Half way across the country in Battle Creek, Mich., a report this week confirmed it took long period of times for the VA to disclose a medical aide who performed unsafe blood transfusions, creating at least one life-threatening adverse patient reaction.
“We substantiated that a hospitalist engaged in unsafe packed red blood cell transfusion practices, which resulted in a patient’s adverse reaction,” the new report showed. The problem occurred in 2014 but was not substantiated until three years later.
In March, the inspector general corroborated that the VA’s highly touted Veterans Crisis Line telephone program - created to intervene and stop suicides - misserved a veteran in dire straights.

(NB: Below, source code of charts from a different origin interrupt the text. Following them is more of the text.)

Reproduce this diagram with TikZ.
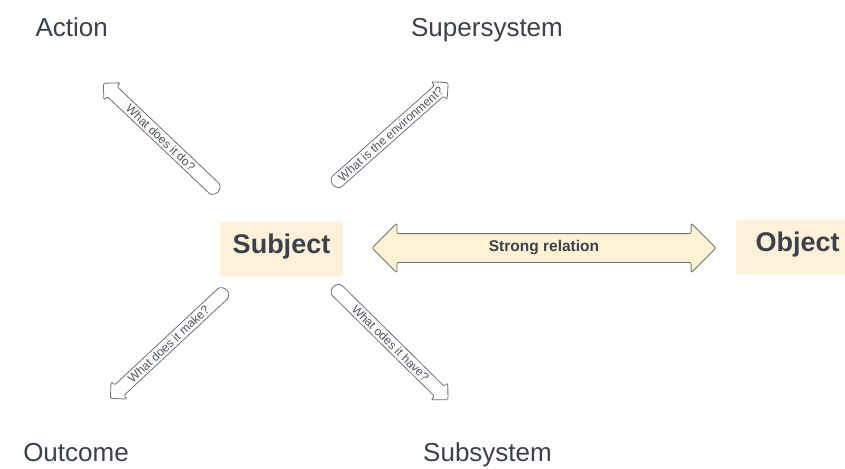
\documentclass[tikz,border=0pt]{standalone}
\usepackage{fontspec}
\setmainfont{Liberation Sans}
\usetikzlibrary{shapes.arrows}

\definecolor{inkgrey}{HTML}{3A414A}
\definecolor{boxfill}{HTML}{FEF0D9}
\definecolor{relfill}{HTML}{FFF2D4}
\definecolor{linegrey}{HTML}{707070}

\tikzset{
    qline/.style={draw=linegrey, fill=white, line width=0.8pt, rounded corners=1.5pt},
    qtext/.style={transform shape, font=\fontsize{12}{14}\selectfont, text=inkgrey!90, inner sep=0pt},
    % question arrow: tail at the origin, tip at #1 along x
    pics/qarrow/.style n args={3}{code={
        \draw[qline] (7pt,-7pt) arc[start angle=270, end angle=90, radius=7pt]
            -- ({#1pt-12pt},7pt) -- ({#1pt-12pt},12pt) -- (#1pt,0pt)
            -- ({#1pt-12pt},-12pt) -- ({#1pt-12pt},-7pt) -- cycle;
        \node[qtext, rotate=#3] (-text) at ({#1pt/2},0pt) {#2};
    }}
}

\begin{document}
\begin{tikzpicture}[
    x=1pt, y=-1pt,
    text=inkgrey,
    term/.style={font=\fontsize{26}{30}\selectfont, anchor=base},
    box/.style={fill=boxfill, rounded corners=3pt, minimum width=123pt, minimum height=55pt,
        font=\fontsize{27}{30}\selectfont\bfseries, text height=15pt, text depth=6pt},
    relarrow/.style={double arrow, draw=linegrey, fill=relfill, line width=0.8pt, rounded corners=2pt,
        minimum height=344pt, double arrow head extend=10.5pt, inner xsep=0pt, inner ysep=6pt,
        text height=11pt, text depth=5pt, font=\fontsize{15.5}{18}\selectfont\bfseries}
]
\useasboundingbox (0,0) rectangle (845,468);

% Corner terms
\node[term] (action) at (71.7,36.7) {Action};
\node[term] (super)  at (487,36.7)  {Supersystem};
\node[term] (outcome) at (76,461.7) {Outcome};
\node[term] (sub)    at (487.5,461.7) {Subsystem};

% Boxes
\node[box] (subject) at (281.5,249) {Subject};
\node[box] (object)  at (797.5,247) {Object};

% Relation
\node[relarrow] (rel) at (544,248) {Strong relation};

% Questions
\pic[rotate=136.5] (qdo)   at (218,192)   {qarrow={158}{What does it do?}{180}};
\pic[rotate=41.6]  (qenv)  at (333,185)   {qarrow={154}{What is the environment?}{0}};
\pic[rotate=223]   (qmake) at (226.7,290) {qarrow={159}{What does it make?}{180}};
\pic[rotate=-44.6] (qhave) at (333.3,286.7) {qarrow={161}{What odes it have?}{0}};

\end{tikzpicture}
\end{document}
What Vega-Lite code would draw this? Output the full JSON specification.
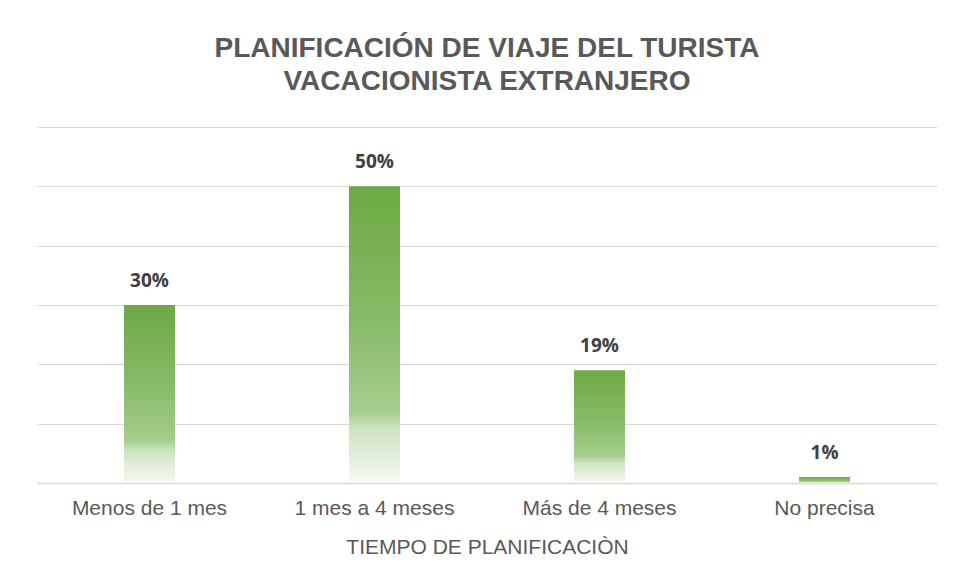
{
  "$schema": "https://vega.github.io/schema/vega-lite/v6.json",
  "width": 900,
  "height": 356,
  "autosize": {"type": "none"},
  "padding": {"left": 37, "top": 127, "right": 18, "bottom": 97},
  "background": "white",
  "title": {
    "text": ["PLANIFICACIÓN DE VIAJE DEL TURISTA", "VACACIONISTA EXTRANJERO"],
    "font": "Liberation Sans",
    "fontSize": 28,
    "fontWeight": "bold",
    "color": "#595959",
    "lineHeight": 33,
    "anchor": "middle",
    "offset": 31
  },
  "data": {
    "values": [
      {"cat": "Menos de 1 mes", "pct": 30, "label": "30%"},
      {"cat": "1 mes a 4 meses", "pct": 50, "label": "50%"},
      {"cat": "Más de 4 meses", "pct": 19, "label": "19%"},
      {"cat": "No precisa", "pct": 1, "label": "1%"}
    ]
  },
  "encoding": {
    "x": {
      "field": "cat",
      "type": "nominal",
      "sort": null,
      "title": "TIEMPO DE PLANIFICACIÒN",
      "scale": {"paddingInner": 0, "paddingOuter": 0},
      "axis": {
        "labelAngle": 0,
        "labelFont": "Liberation Sans",
        "labelFontSize": 21,
        "labelColor": "#595959",
        "labelPadding": 14,
        "ticks": false,
        "domainColor": "#D9D9D9",
        "domainWidth": 1.5,
        "titleFont": "Liberation Sans",
        "titleFontSize": 21,
        "titleFontWeight": "normal",
        "titleColor": "#595959",
        "titlePadding": 18
      }
    },
    "y": {
      "field": "pct",
      "type": "quantitative",
      "scale": {"domain": [0, 60]},
      "axis": {
        "values": [0, 10, 20, 30, 40, 50, 60],
        "labels": false,
        "ticks": false,
        "domain": false,
        "title": null,
        "grid": true,
        "gridColor": "#D9D9D9",
        "gridWidth": 1.2
      }
    }
  },
  "layer": [
    {
      "mark": {
        "type": "bar",
        "size": 51,
        "color": {
          "gradient": "linear",
          "x1": 0, "y1": 0, "x2": 0, "y2": 1,
          "stops": [
            {"offset": 0, "color": "#6DAA45"},
            {"offset": 0.45, "color": "#86BB68"},
            {"offset": 0.76, "color": "#A6CD8D"},
            {"offset": 0.82, "color": "#CFE4C1"},
            {"offset": 1, "color": "#F7FAF4"}
          ]
        }
      }
    },
    {
      "mark": {
        "type": "text",
        "dy": -24,
        "font": "Open Sans",
        "fontSize": 19,
        "fontWeight": "bold",
        "color": "#404040"
      },
      "encoding": {"text": {"field": "label"}}
    }
  ],
  "config": {"view": {"stroke": null}}
}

“We found that VCL staff did not respond adequately to a veteran’s urgent needs during multiple calls to the VCL and its backup call centers. The failure to respond adequately, to the veteran’s urgent needs resulted in missed opportunities to provide crisis intervention services,” the report said, noting that the VA still has not completed fixes to seven issues it flagged a year ago.
In Georgia, a probe confirmed a VA doctor filled out forms indicating he had consulted with patients when in fact he had not.
“We reviewed 119 consults completed by the subject physician in January 2013 and found that nearly 25 percent of the patients did not receive care within 90 days or did not receive care at all. We identified five patients for whom delays in consult completion were of clinical concern,” the latest report said.
Translated: patients were put in jeopardy by the bogus recordkeeping and delays.
Fresh evidence has emerged in the last month as well that the effort to fix the delays in fact has involved more coverup of the connection between slow care and mortality.
The Atlanta Constitution Journal reported in April that the nationwide VA project to clear the backlog of hundreds of thousands of health care applications “deliberately suppressed critical information from VA hospitals that would have allowed them to help veterans gain access to care.”
The newspaper interviewed a whistleblower who alleged the culture of cover-up still persists. “They did not want to validate the findings of the inspector general report that veterans died before receiving their health care benefits,” Scott Davis told the newspaper.
President Donald Trump and congressional leaders are pressing ahead with reforms to better empower veterans to skip the VA and get care they need from private providers, the so-called Choice program.
Meanwhile, tens of thousands of pages of internal reports that have emerged in the last few months make clear the VA delay scandal that emerged in 2014 was no Mickey Mouse matter but rather a true crisis of life and death.